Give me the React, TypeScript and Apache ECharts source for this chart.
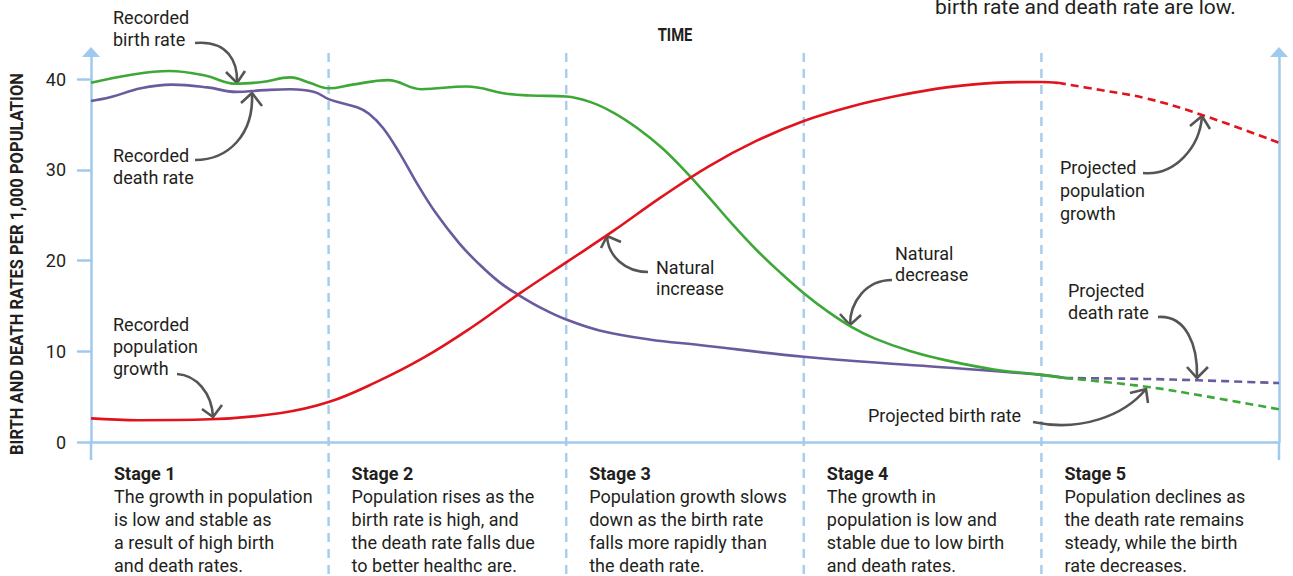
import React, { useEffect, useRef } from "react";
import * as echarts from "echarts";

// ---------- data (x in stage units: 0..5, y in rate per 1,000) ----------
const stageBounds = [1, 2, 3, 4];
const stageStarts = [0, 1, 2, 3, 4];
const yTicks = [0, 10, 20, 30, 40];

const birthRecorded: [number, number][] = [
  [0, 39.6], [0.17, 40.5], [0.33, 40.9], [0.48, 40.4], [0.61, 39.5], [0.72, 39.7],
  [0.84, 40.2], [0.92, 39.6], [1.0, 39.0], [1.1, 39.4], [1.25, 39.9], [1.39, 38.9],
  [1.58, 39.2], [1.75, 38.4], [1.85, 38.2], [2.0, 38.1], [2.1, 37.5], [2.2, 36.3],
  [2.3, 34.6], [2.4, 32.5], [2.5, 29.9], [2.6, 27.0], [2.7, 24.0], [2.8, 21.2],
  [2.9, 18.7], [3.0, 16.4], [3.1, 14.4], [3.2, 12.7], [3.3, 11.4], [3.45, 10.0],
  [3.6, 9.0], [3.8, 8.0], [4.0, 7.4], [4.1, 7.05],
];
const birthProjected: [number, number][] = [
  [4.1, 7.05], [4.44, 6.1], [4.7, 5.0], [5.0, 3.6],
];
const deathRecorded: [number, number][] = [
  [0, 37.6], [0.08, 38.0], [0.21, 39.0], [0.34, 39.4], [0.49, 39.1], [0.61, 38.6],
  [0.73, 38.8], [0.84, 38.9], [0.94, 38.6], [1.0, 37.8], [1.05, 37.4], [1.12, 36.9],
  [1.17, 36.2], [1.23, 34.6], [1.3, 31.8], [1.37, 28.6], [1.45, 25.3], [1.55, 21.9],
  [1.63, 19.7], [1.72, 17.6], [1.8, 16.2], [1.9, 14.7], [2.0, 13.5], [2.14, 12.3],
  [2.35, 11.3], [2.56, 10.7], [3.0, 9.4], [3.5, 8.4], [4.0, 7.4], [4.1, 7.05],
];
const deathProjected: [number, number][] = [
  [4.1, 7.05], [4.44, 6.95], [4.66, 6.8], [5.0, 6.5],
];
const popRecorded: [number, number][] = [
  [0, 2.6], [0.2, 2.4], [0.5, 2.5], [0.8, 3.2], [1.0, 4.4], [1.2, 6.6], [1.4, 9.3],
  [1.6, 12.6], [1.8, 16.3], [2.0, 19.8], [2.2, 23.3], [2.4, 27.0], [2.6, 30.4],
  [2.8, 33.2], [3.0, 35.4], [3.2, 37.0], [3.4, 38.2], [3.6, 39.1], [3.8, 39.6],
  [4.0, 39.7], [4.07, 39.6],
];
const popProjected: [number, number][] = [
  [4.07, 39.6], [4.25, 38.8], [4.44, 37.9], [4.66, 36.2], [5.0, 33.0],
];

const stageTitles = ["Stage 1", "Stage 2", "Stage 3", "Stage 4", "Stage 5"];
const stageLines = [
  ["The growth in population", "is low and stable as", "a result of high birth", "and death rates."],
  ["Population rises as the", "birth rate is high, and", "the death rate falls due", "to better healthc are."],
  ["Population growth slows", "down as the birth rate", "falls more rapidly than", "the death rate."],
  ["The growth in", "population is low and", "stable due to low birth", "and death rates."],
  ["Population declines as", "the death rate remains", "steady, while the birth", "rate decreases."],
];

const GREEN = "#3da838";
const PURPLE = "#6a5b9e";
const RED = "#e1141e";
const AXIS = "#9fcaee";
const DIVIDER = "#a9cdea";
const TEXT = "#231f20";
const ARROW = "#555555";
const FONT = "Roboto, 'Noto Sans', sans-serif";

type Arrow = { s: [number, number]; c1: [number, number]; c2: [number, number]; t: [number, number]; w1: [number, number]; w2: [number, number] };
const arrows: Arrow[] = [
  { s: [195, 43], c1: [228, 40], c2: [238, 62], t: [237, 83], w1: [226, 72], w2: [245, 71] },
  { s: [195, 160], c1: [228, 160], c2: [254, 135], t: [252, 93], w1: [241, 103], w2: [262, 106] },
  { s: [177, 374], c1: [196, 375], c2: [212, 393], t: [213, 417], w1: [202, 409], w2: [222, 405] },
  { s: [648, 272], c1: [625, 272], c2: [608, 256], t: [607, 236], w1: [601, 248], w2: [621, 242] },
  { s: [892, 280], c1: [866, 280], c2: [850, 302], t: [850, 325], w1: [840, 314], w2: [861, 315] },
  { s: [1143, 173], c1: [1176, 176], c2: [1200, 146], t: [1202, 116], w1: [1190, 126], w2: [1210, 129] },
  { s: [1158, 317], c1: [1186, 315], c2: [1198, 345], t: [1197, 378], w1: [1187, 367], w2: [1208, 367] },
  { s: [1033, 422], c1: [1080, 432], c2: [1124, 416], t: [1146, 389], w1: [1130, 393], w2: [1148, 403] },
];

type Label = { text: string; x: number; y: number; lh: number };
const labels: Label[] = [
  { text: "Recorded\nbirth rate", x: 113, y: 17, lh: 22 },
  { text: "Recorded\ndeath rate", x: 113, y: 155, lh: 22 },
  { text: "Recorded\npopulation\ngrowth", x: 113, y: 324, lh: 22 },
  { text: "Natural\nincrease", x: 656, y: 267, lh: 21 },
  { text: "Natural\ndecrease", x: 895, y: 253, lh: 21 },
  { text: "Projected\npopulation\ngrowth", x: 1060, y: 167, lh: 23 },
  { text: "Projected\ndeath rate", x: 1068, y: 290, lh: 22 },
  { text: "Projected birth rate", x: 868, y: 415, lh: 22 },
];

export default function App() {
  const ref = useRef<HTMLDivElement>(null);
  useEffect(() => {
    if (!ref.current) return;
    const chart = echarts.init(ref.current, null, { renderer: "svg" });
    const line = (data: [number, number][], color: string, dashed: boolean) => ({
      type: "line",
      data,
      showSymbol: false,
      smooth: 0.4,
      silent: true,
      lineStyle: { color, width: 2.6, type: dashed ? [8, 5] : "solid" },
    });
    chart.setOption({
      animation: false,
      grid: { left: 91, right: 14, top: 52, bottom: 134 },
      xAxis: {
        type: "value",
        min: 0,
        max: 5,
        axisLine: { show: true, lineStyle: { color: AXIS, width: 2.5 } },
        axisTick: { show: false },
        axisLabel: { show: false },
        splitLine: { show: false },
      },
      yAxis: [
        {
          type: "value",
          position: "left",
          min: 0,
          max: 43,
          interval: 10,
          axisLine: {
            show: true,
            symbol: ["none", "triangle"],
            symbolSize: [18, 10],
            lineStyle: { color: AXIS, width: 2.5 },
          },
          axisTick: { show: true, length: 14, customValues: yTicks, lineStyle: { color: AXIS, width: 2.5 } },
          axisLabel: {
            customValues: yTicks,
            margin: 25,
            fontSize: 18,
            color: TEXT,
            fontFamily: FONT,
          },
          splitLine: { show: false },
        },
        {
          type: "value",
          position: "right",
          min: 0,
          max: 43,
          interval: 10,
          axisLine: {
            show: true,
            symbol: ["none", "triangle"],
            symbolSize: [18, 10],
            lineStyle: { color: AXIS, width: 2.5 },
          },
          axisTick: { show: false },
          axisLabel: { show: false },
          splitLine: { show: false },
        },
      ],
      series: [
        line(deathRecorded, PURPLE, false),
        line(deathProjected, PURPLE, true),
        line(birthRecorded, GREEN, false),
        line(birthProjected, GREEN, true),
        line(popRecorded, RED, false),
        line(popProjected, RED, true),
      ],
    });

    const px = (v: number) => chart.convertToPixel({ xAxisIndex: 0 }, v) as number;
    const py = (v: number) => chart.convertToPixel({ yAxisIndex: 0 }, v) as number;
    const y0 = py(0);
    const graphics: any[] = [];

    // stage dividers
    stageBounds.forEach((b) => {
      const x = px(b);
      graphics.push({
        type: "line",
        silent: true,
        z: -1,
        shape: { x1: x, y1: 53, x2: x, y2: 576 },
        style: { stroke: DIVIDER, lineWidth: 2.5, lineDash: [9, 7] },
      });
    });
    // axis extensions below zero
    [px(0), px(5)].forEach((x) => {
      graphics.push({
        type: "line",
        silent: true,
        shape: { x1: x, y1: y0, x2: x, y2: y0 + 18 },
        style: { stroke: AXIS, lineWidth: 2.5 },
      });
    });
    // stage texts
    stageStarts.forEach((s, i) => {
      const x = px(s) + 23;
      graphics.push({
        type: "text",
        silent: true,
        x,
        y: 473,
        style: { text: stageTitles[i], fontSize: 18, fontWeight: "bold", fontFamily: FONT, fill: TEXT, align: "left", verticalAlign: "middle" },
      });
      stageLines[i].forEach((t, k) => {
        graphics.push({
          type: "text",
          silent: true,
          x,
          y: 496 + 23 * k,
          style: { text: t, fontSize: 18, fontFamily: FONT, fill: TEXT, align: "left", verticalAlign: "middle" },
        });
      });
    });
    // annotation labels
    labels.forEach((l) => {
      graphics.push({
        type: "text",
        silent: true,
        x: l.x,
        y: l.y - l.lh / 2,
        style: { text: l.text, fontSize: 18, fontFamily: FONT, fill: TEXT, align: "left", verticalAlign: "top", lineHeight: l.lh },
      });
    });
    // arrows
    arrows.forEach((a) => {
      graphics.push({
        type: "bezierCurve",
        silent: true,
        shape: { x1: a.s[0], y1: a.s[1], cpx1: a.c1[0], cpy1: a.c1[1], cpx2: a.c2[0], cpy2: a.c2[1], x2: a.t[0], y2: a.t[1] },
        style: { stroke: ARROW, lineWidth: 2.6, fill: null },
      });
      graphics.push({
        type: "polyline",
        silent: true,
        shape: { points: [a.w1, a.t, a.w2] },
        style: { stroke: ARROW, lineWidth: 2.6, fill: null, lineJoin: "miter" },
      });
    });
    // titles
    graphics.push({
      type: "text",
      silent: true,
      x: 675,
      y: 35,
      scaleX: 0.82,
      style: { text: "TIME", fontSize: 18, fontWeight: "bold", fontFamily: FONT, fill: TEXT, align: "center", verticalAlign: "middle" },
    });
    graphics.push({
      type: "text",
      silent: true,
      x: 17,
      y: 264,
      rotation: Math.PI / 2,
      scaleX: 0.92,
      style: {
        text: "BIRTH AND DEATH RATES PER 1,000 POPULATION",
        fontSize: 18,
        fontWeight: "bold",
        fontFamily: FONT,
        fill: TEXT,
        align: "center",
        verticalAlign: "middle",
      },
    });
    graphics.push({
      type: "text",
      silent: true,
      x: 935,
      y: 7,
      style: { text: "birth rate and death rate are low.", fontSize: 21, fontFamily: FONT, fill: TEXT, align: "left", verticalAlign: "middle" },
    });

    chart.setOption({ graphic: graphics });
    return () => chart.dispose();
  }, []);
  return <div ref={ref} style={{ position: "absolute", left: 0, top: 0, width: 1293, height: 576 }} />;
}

#### Exercise aim:
Starting at the top of the listing above, please restate word for word each line up to and including the one that holds "const yTicks = [0, 10, 20, 30, 40];", omitting every image.

#### Exercise output:
Give me the React, TypeScript and Apache ECharts source for this chart.
import React, { useEffect, useRef } from "react";
import * as echarts from "echarts";

// ---------- data (x in stage units: 0..5, y in rate per 1,000) ----------
const stageBounds = [1, 2, 3, 4];
const stageStarts = [0, 1, 2, 3, 4];
const yTicks = [0, 10, 20, 30, 40];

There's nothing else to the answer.